**COLLECTED DATA**
===

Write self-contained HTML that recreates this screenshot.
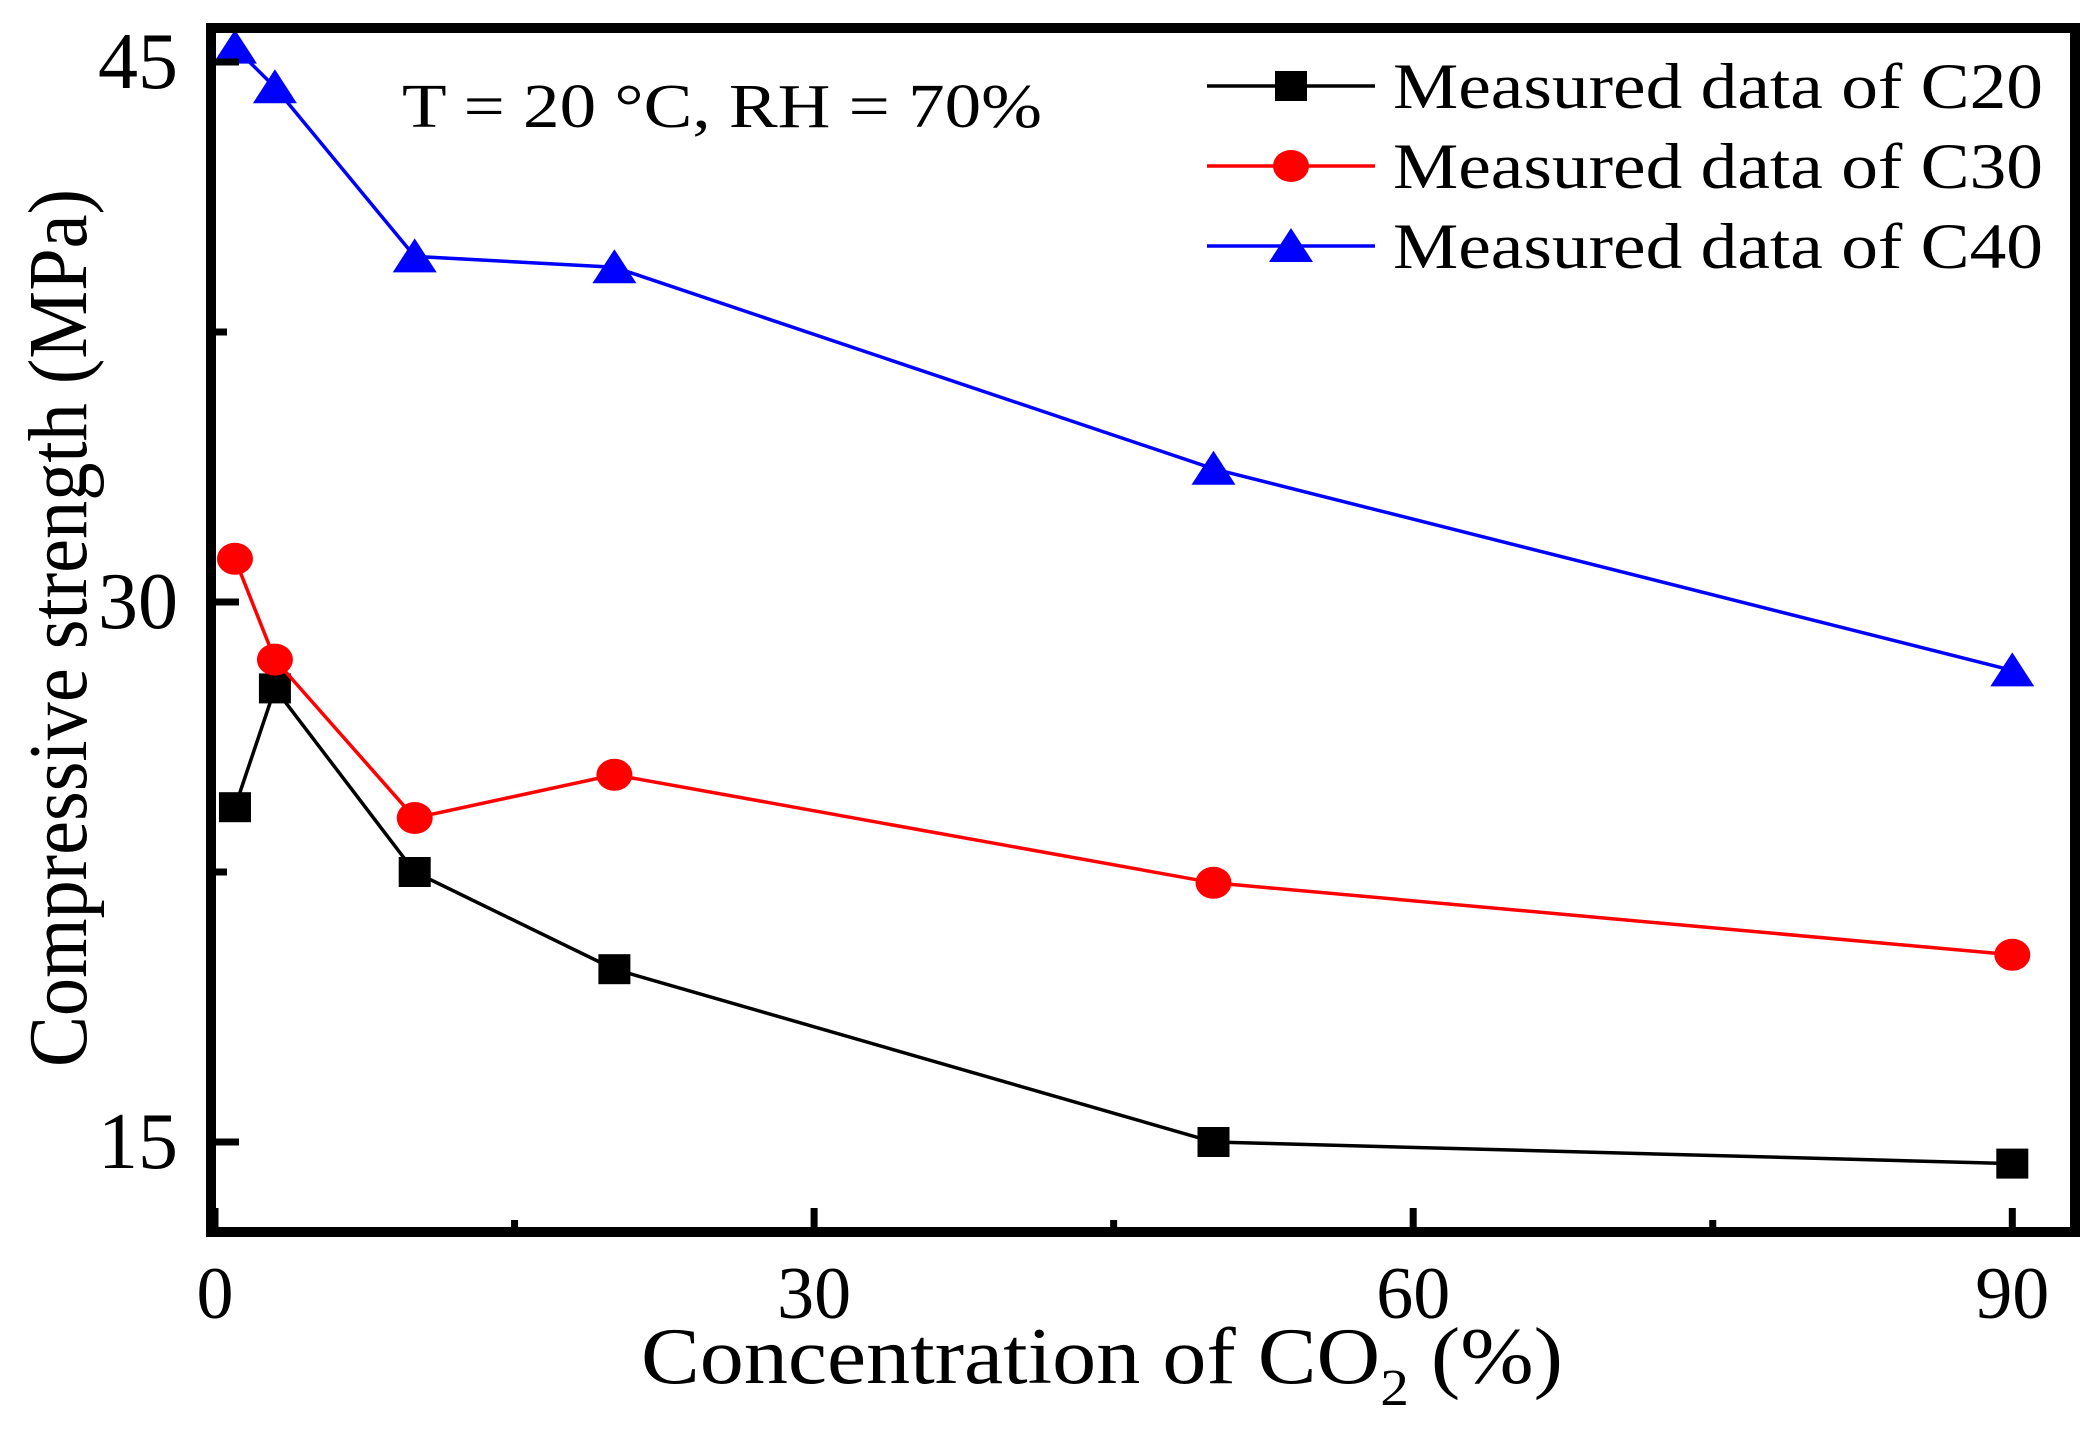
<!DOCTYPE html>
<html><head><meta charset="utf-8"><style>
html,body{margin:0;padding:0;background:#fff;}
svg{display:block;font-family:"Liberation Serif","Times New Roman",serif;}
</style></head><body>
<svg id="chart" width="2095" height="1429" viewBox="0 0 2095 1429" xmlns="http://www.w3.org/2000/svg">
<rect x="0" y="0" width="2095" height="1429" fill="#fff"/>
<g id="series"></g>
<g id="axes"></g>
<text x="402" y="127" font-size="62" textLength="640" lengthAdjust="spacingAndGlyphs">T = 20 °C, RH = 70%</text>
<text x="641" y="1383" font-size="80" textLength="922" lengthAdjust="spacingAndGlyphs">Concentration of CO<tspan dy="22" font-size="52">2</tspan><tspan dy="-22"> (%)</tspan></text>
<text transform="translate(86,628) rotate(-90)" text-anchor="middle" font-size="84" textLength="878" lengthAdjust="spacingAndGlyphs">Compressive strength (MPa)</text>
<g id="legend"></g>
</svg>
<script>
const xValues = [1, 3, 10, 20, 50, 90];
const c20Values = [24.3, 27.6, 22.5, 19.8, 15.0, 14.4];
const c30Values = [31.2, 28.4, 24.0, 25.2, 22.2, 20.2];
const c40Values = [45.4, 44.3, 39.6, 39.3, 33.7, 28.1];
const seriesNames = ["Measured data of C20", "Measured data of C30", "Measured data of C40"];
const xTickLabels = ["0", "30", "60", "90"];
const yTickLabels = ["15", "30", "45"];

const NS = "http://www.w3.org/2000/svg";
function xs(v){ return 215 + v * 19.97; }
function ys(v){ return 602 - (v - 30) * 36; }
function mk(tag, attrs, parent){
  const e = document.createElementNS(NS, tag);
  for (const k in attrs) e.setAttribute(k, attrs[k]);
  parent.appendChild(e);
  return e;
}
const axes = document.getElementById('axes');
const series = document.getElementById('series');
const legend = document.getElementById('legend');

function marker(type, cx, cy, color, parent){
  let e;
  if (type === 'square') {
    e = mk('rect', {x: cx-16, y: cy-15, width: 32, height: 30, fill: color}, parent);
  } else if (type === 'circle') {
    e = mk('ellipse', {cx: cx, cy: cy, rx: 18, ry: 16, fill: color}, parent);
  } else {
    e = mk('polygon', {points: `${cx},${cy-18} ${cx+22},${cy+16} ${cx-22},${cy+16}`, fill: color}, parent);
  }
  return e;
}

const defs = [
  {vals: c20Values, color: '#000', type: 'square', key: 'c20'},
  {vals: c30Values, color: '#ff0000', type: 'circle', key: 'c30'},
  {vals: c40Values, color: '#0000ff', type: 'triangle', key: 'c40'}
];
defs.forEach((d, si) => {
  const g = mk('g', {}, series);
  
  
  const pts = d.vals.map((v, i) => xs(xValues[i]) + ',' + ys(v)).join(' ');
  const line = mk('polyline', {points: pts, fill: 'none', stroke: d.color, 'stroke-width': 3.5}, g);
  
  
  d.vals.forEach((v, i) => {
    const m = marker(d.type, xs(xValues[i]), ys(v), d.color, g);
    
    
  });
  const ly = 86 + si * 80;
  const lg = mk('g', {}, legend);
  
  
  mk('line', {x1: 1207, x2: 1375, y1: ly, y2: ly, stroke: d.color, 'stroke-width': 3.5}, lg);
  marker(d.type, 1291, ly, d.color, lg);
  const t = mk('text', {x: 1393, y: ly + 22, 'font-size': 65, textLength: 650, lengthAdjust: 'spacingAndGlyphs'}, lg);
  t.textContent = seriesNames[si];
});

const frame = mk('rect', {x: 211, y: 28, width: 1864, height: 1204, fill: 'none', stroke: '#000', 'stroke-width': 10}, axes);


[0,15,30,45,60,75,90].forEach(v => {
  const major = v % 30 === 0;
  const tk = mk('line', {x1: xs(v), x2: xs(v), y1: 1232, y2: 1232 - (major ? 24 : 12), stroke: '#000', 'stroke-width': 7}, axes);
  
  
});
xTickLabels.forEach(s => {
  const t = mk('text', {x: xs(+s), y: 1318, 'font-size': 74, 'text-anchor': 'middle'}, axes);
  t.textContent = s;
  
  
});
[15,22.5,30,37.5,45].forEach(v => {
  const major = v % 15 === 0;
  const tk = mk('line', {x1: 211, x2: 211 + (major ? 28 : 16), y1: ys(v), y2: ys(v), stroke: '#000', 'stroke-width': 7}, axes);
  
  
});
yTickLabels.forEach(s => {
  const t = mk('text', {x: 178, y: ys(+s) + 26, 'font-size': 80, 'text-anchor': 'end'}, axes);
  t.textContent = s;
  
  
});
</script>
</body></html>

===

**WHAT NEEDS TO BE DONE**
Transcribe the whole listing exactly. Pictures stay out of your copy.

**COMPLETED EXERCISE**
Write self-contained HTML that recreates this screenshot.
<!DOCTYPE html>
<html><head><meta charset="utf-8"><style>
html,body{margin:0;padding:0;background:#fff;}
svg{display:block;font-family:"Liberation Serif","Times New Roman",serif;}
</style></head><body>
<svg id="chart" width="2095" height="1429" viewBox="0 0 2095 1429" xmlns="http://www.w3.org/2000/svg">
<rect x="0" y="0" width="2095" height="1429" fill="#fff"/>
<g id="series"></g>
<g id="axes"></g>
<text x="402" y="127" font-size="62" textLength="640" lengthAdjust="spacingAndGlyphs">T = 20 °C, RH = 70%</text>
<text x="641" y="1383" font-size="80" textLength="922" lengthAdjust="spacingAndGlyphs">Concentration of CO<tspan dy="22" font-size="52">2</tspan><tspan dy="-22"> (%)</tspan></text>
<text transform="translate(86,628) rotate(-90)" text-anchor="middle" font-size="84" textLength="878" lengthAdjust="spacingAndGlyphs">Compressive strength (MPa)</text>
<g id="legend"></g>
</svg>
<script>
const xValues = [1, 3, 10, 20, 50, 90];
const c20Values = [24.3, 27.6, 22.5, 19.8, 15.0, 14.4];
const c30Values = [31.2, 28.4, 24.0, 25.2, 22.2, 20.2];
const c40Values = [45.4, 44.3, 39.6, 39.3, 33.7, 28.1];
const seriesNames = ["Measured data of C20", "Measured data of C30", "Measured data of C40"];
const xTickLabels = ["0", "30", "60", "90"];
const yTickLabels = ["15", "30", "45"];

const NS = "http://www.w3.org/2000/svg";
function xs(v){ return 215 + v * 19.97; }
function ys(v){ return 602 - (v - 30) * 36; }
function mk(tag, attrs, parent){
  const e = document.createElementNS(NS, tag);
  for (const k in attrs) e.setAttribute(k, attrs[k]);
  parent.appendChild(e);
  return e;
}
const axes = document.getElementById('axes');
const series = document.getElementById('series');
const legend = document.getElementById('legend');

function marker(type, cx, cy, color, parent){
  let e;
  if (type === 'square') {
    e = mk('rect', {x: cx-16, y: cy-15, width: 32, height: 30, fill: color}, parent);
  } else if (type === 'circle') {
    e = mk('ellipse', {cx: cx, cy: cy, rx: 18, ry: 16, fill: color}, parent);
  } else {
    e = mk('polygon', {points: `${cx},${cy-18} ${cx+22},${cy+16} ${cx-22},${cy+16}`, fill: color}, parent);
  }
  return e;
}

const defs = [
  {vals: c20Values, color: '#000', type: 'square', key: 'c20'},
  {vals: c30Values, color: '#ff0000', type: 'circle', key: 'c30'},
  {vals: c40Values, color: '#0000ff', type: 'triangle', key: 'c40'}
];
defs.forEach((d, si) => {
  const g = mk('g', {}, series);
  
  
  const pts = d.vals.map((v, i) => xs(xValues[i]) + ',' + ys(v)).join(' ');
  const line = mk('polyline', {points: pts, fill: 'none', stroke: d.color, 'stroke-width': 3.5}, g);
  
  
  d.vals.forEach((v, i) => {
    const m = marker(d.type, xs(xValues[i]), ys(v), d.color, g);
    
    
  });
  const ly = 86 + si * 80;
  const lg = mk('g', {}, legend);
  
  
  mk('line', {x1: 1207, x2: 1375, y1: ly, y2: ly, stroke: d.color, 'stroke-width': 3.5}, lg);
  marker(d.type, 1291, ly, d.color, lg);
  const t = mk('text', {x: 1393, y: ly + 22, 'font-size': 65, textLength: 650, lengthAdjust: 'spacingAndGlyphs'}, lg);
  t.textContent = seriesNames[si];
});

const frame = mk('rect', {x: 211, y: 28, width: 1864, height: 1204, fill: 'none', stroke: '#000', 'stroke-width': 10}, axes);


[0,15,30,45,60,75,90].forEach(v => {
  const major = v % 30 === 0;
  const tk = mk('line', {x1: xs(v), x2: xs(v), y1: 1232, y2: 1232 - (major ? 24 : 12), stroke: '#000', 'stroke-width': 7}, axes);
  
  
});
xTickLabels.forEach(s => {
  const t = mk('text', {x: xs(+s), y: 1318, 'font-size': 74, 'text-anchor': 'middle'}, axes);
  t.textContent = s;
  
  
});
[15,22.5,30,37.5,45].forEach(v => {
  const major = v % 15 === 0;
  const tk = mk('line', {x1: 211, x2: 211 + (major ? 28 : 16), y1: ys(v), y2: ys(v), stroke: '#000', 'stroke-width': 7}, axes);
  
  
});
yTickLabels.forEach(s => {
  const t = mk('text', {x: 178, y: ys(+s) + 26, 'font-size': 80, 'text-anchor': 'end'}, axes);
  t.textContent = s;
  
  
});
</script>
</body></html>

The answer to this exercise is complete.